The vine, Huc continues, has been sacrificed to the culture of cereals, owing to the immense population of China, and the necessity of reserving the land for food.
He thinks it indisputable that the vine was known to the Chinese long before the Christian era, and that grape wine was in use under every dynasty and every reign to the 15th century. The grape is now sparingly cultivated, only for eating either fresh or dried. He speaks of the great consumption of corn spirit, by which be doubtless means the ordinary samshoo. Corn brandy, he says, was not know in China at so ancient a date as wine, - not earlier than the end of the 13th century. It was only then that they became acquainted with the process of distillation. He says they hit upon, by mere chance, something like the origin of our own porter. But this does not agree with the statements of their own books. The most commonly used wine, Hue further states, is that obtained from the fermentation of rice. It is a kind of beer. This Chinese wine, although containing little alcohol, easily gets into the head. The Chinese knew of the fermentation of liquors at least twenty centuries B.C.
This subject is not without interest at the present moment, in view of the statement that opium as a stimulant in the East takes the place of alcoholic beverages in the West. This is a very favourite argument with pro-opiumists. No statement could well be further from the truth.

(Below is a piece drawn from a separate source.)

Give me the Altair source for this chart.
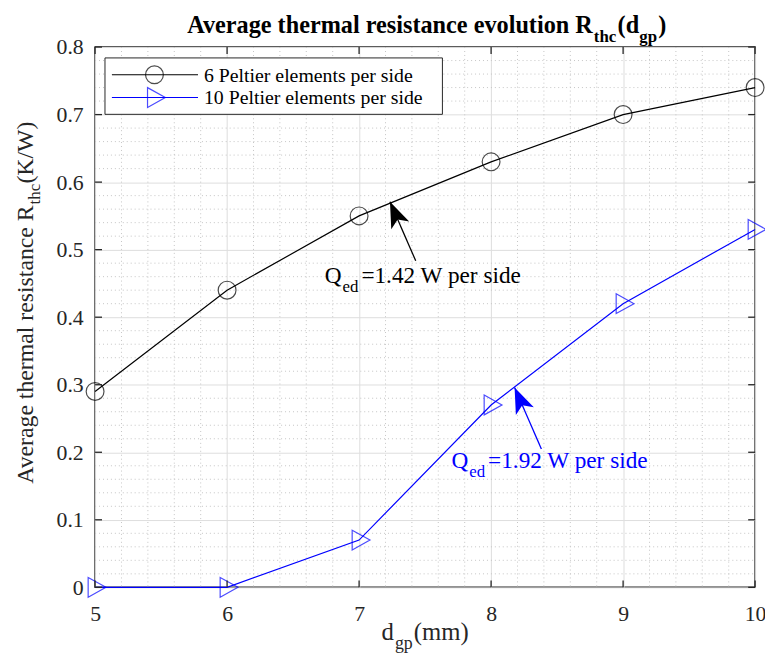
import altair as alt
import pandas as pd

# ---------------- data ----------------
x_dgp = [5, 6, 7, 8, 9, 10]
r_6 = [0.29, 0.44, 0.55, 0.63, 0.70, 0.74]
r_10 = [0.0, 0.0, 0.07, 0.27, 0.42, 0.53]
series_names = ["6 Peltier elements per side", "10 Peltier elements per side"]
series_colors = ["#000000", "#0000ff"]

x_major = [5, 6, 7, 8, 9, 10]
y_major = [0, 0.1, 0.2, 0.3, 0.4, 0.5, 0.6, 0.7, 0.8]
x_minor = [5.2, 5.4, 5.6, 5.8, 6.2, 6.4, 6.6, 6.8, 7.2, 7.4, 7.6, 7.8,
           8.2, 8.4, 8.6, 8.8, 9.2, 9.4, 9.6, 9.8]
y_minor = [0.02, 0.04, 0.06, 0.08, 0.12, 0.14, 0.16, 0.18, 0.22, 0.24, 0.26, 0.28,
           0.32, 0.34, 0.36, 0.38, 0.42, 0.44, 0.46, 0.48, 0.52, 0.54, 0.56, 0.58,
           0.62, 0.64, 0.66, 0.68, 0.72, 0.74, 0.76, 0.78]

# annotations (data units)
ann_text = ["=1.42 W per side", "=1.92 W per side"]
ann_x = [6.74, 7.70]
ann_y = [0.451, 0.176]
tip_x = [7.234, 8.178]
tip_y = [0.571, 0.296]
tail_x = [7.429, 8.381]
tail_y = [0.4835, 0.205]

SERIF = "Liberation Serif"
AX = "#262626"
W, H = 667, 546

df = pd.DataFrame({
    "d": x_dgp * 2,
    "r": r_6 + r_10,
    "s": [series_names[0]] * len(x_dgp) + [series_names[1]] * len(x_dgp),
})
ann = pd.DataFrame({"x": ann_x, "y": ann_y, "t": ann_text, "c": series_colors,
                    "tx": tip_x, "ty": tip_y, "ux": tail_x, "uy": tail_y})

xs = alt.Scale(domain=[5, 10], nice=False, zero=False)
ys = alt.Scale(domain=[0, 0.8], nice=False, zero=False)
one = pd.DataFrame({"k": [0]})

XAX = alt.Axis(values=x_major, title=None, grid=True, gridColor="#dedede", gridWidth=1,
               ticks=False, domain=False, labelFont=SERIF, labelFontSize=22,
               labelColor=AX, labelPadding=17, labelFlush=False, labelOverlap=False,
               format="d")
YAX = alt.Axis(values=y_major, title=None, grid=True, gridColor="#dedede", gridWidth=1,
               ticks=False, domain=False, labelFont=SERIF, labelFontSize=22,
               labelColor=AX, labelPadding=12, labelOverlap=False, format=".1~f")


def X(f):
    return alt.X(f, scale=xs, axis=XAX)


def Y(f):
    return alt.Y(f, scale=ys, axis=YAX)


# ---------------- grid ----------------
minor_x = alt.Chart(pd.DataFrame({"v": x_minor})).mark_rule(
    color="#c4c4c4", strokeDash=[1, 3], strokeWidth=1).encode(
    x=X("v:Q"), y=alt.value(0), y2=alt.value(H))
minor_y = alt.Chart(pd.DataFrame({"v": y_minor})).mark_rule(
    color="#c4c4c4", strokeDash=[1, 3], strokeWidth=1).encode(
    y=Y("v:Q"), x=alt.value(0), x2=alt.value(W))

# inward major ticks on all four sides
tk = dict(color=AX, strokeWidth=1.3)
tick_b = alt.Chart(pd.DataFrame({"v": x_major})).mark_rule(**tk).encode(
    x=X("v:Q"), y=alt.value(H), y2=alt.value(H - 7))
tick_t = alt.Chart(pd.DataFrame({"v": x_major})).mark_rule(**tk).encode(
    x=X("v:Q"), y=alt.value(0), y2=alt.value(7))
tick_l = alt.Chart(pd.DataFrame({"v": y_major})).mark_rule(**tk).encode(
    y=Y("v:Q"), x=alt.value(0), x2=alt.value(7))
tick_r = alt.Chart(pd.DataFrame({"v": y_major})).mark_rule(**tk).encode(
    y=Y("v:Q"), x=alt.value(W), x2=alt.value(W - 7))

# ---------------- data marks ----------------
color_scale = alt.Scale(domain=series_names, range=series_colors)
lines = alt.Chart(df).mark_line(strokeWidth=1.2).encode(
    x=X("d:Q"), y=Y("r:Q"),
    color=alt.Color("s:N", scale=color_scale, legend=None),
)
TRI = "M -0.7 -1 L 1.1 0 L -0.7 1 Z"
pts6 = alt.Chart(df).transform_filter(alt.datum.s == series_names[0]).mark_point(
    shape="circle", size=324, filled=False, strokeWidth=1.2, color=series_colors[0]).encode(
    x=X("d:Q"), y=Y("r:Q"))
pts10 = alt.Chart(df).transform_filter(alt.datum.s == series_names[1]).mark_point(
    shape=TRI, size=400, filled=False, strokeWidth=1.2, color=series_colors[1]).encode(
    x=X("d:Q"), y=Y("r:Q"))

# ---------------- annotations ----------------
ccol = alt.Color("c:N", scale=None, legend=None)
arrow_line = alt.Chart(ann).mark_rule(strokeWidth=1.3).encode(
    x=X("ux:Q"), y=Y("uy:Q"), x2="tx:Q", y2="ty:Q", color=ccol)
HEAD = "M 0 0 L 0.38 1 L 0 0.75 L -0.38 1 Z"
arrow_head = alt.Chart(ann).mark_point(shape=HEAD, size=2704, filled=True, opacity=1,
                                       angle=336.5, strokeWidth=0).encode(
    x=X("tx:Q"), y=Y("ty:Q"), color=ccol)
ann_q = alt.Chart(ann).mark_text(font=SERIF, fontSize=23.5, align="left",
                                 baseline="alphabetic").encode(
    x=X("x:Q"), y=Y("y:Q"), text=alt.value("Q"), color=ccol)
ann_sub = alt.Chart(ann).mark_text(font=SERIF, fontSize=17, align="left",
                                   baseline="alphabetic", dx=18, dy=9).encode(
    x=X("x:Q"), y=Y("y:Q"), text=alt.value("ed"), color=ccol)
ann_rest = alt.Chart(ann).mark_text(font=SERIF, fontSize=23.5, align="left",
                                    baseline="alphabetic", dx=37).encode(
    x=X("x:Q"), y=Y("y:Q"), text="t:N", color=ccol)

# ---------------- legend ----------------
leg_box = alt.Chart(one).mark_rect(fill="white", stroke=AX, strokeWidth=1).encode(
    x=alt.value(10), x2=alt.value(351), y=alt.value(11), y2=alt.value(68))
leg_layers = [leg_box]
for i, (name, col, ly) in enumerate(zip(series_names, series_colors, [28, 51])):
    leg_layers.append(alt.Chart(one).mark_rule(color=col, strokeWidth=1.2).encode(
        x=alt.value(17), x2=alt.value(104), y=alt.value(ly)))
    leg_layers.append(alt.Chart(one).mark_point(
        shape="circle" if i == 0 else TRI, size=324 if i == 0 else 400,
        filled=False, strokeWidth=1.2, color=col).encode(
        x=alt.value(60), y=alt.value(ly)))
    leg_layers.append(alt.Chart(one).mark_text(
        font=SERIF, fontSize=20, align="left", baseline="middle", color="black").encode(
        x=alt.value(110), y=alt.value(ly + 1), text=alt.value(name)))


# ---------------- titles (with subscripts) ----------------
def txt(s, x, y, size, bold=False, align="left", angle=0, color="black"):
    kw = dict(font=SERIF, fontSize=size, align=align, baseline="alphabetic",
              color=color, fontWeight="bold" if bold else "normal")
    if angle:
        kw["angle"] = angle
    return alt.Chart(one).mark_text(**kw).encode(
        x=alt.value(x), y=alt.value(y), text=alt.value(s))


title_parts = [
    txt("Average thermal resistance evolution R", 503, -14, 24.5, True, "right"),
    txt("thc", 504, -5, 17, True),
    txt("(d", 528, -14, 24.5, True),
    txt("gp", 550, -5, 17, True),
    txt(")", 569, -14, 24.5, True),
]
xlab_parts = [
    txt("d", 302, 599, 25, False, "right", color=AX),
    txt("gp", 303, 608, 18, False, color=AX),
    txt("(mm)", 322, 599, 25, False, color=AX),
]
ylab_parts = [
    txt("Average thermal resistance R", -63, 160, 24, False, "right", 270, AX),
    txt("thc", -56, 159, 17, False, "left", 270, AX),
    txt("(K/W)", -63, 138, 24, False, "left", 270, AX),
]

chart = alt.layer(
    minor_x, minor_y,
    lines, pts6, pts10,
    arrow_line, arrow_head, ann_q, ann_sub, ann_rest,
    *leg_layers,
    tick_b, tick_t, tick_l, tick_r,
    *title_parts, *xlab_parts, *ylab_parts,
).properties(
    width=W, height=H,
    autosize=alt.AutoSizeParams(type="none"),
    padding={"left": 88, "top": 36, "right": 10, "bottom": 73},
    background="white",
).configure_view(stroke=AX, strokeWidth=1.5)

chart.save("out.html", embed_options={"renderer": "svg", "actions": False})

Before the Royal Commission on Opium, Dr. Legge said there was little alcoholic liquor drunk in China; and that in 34 years he had seen only one drunken Chinaman. Drunkenness is rare, but not spirit drinking. It is feared by the Commission, and this view is generally held by pro-opiumists, that, by abandoning opium, much evil would result from spirit drinking. Great harm has been done to the Indians by the introduction of spirits, It is feared, if opium were prohibited, that the Chinese would follow the Japanese, and drink a great deal of liquor instead. The Chinese (although, alas! large consumers of opium) are not universally addicted to it, as they are to tobacco, and very largely to wine and spirits. Although the latter can be made to take the place of opium, and as such used as a substitute for it where it is sought to abandon the opium habit, nevertheless ardent spirits are used extensively by opium smokers. The more inveterate smokers eschew drink, as the action of the two articles is known, in one respect at least, to be antagonistic, the one being astringent, the other diffusive in its action. At the same time, spirits are often partaken of, in order to experience the effects of opium more speedily throughout the system. And it is a fact which has often come within my cognisance that, in cases of opium suicides, the chances of recovery after spirits are much diminished. It must be understood then that drinking is by no means the uncommon practice which some believe, among opium smokers. It is very far from being so, too, among the general population. The experience of the Chinese, both as regards fermented and distilled liquors, may be said to be tolerably extensive, and some useful lessons may be learned from them.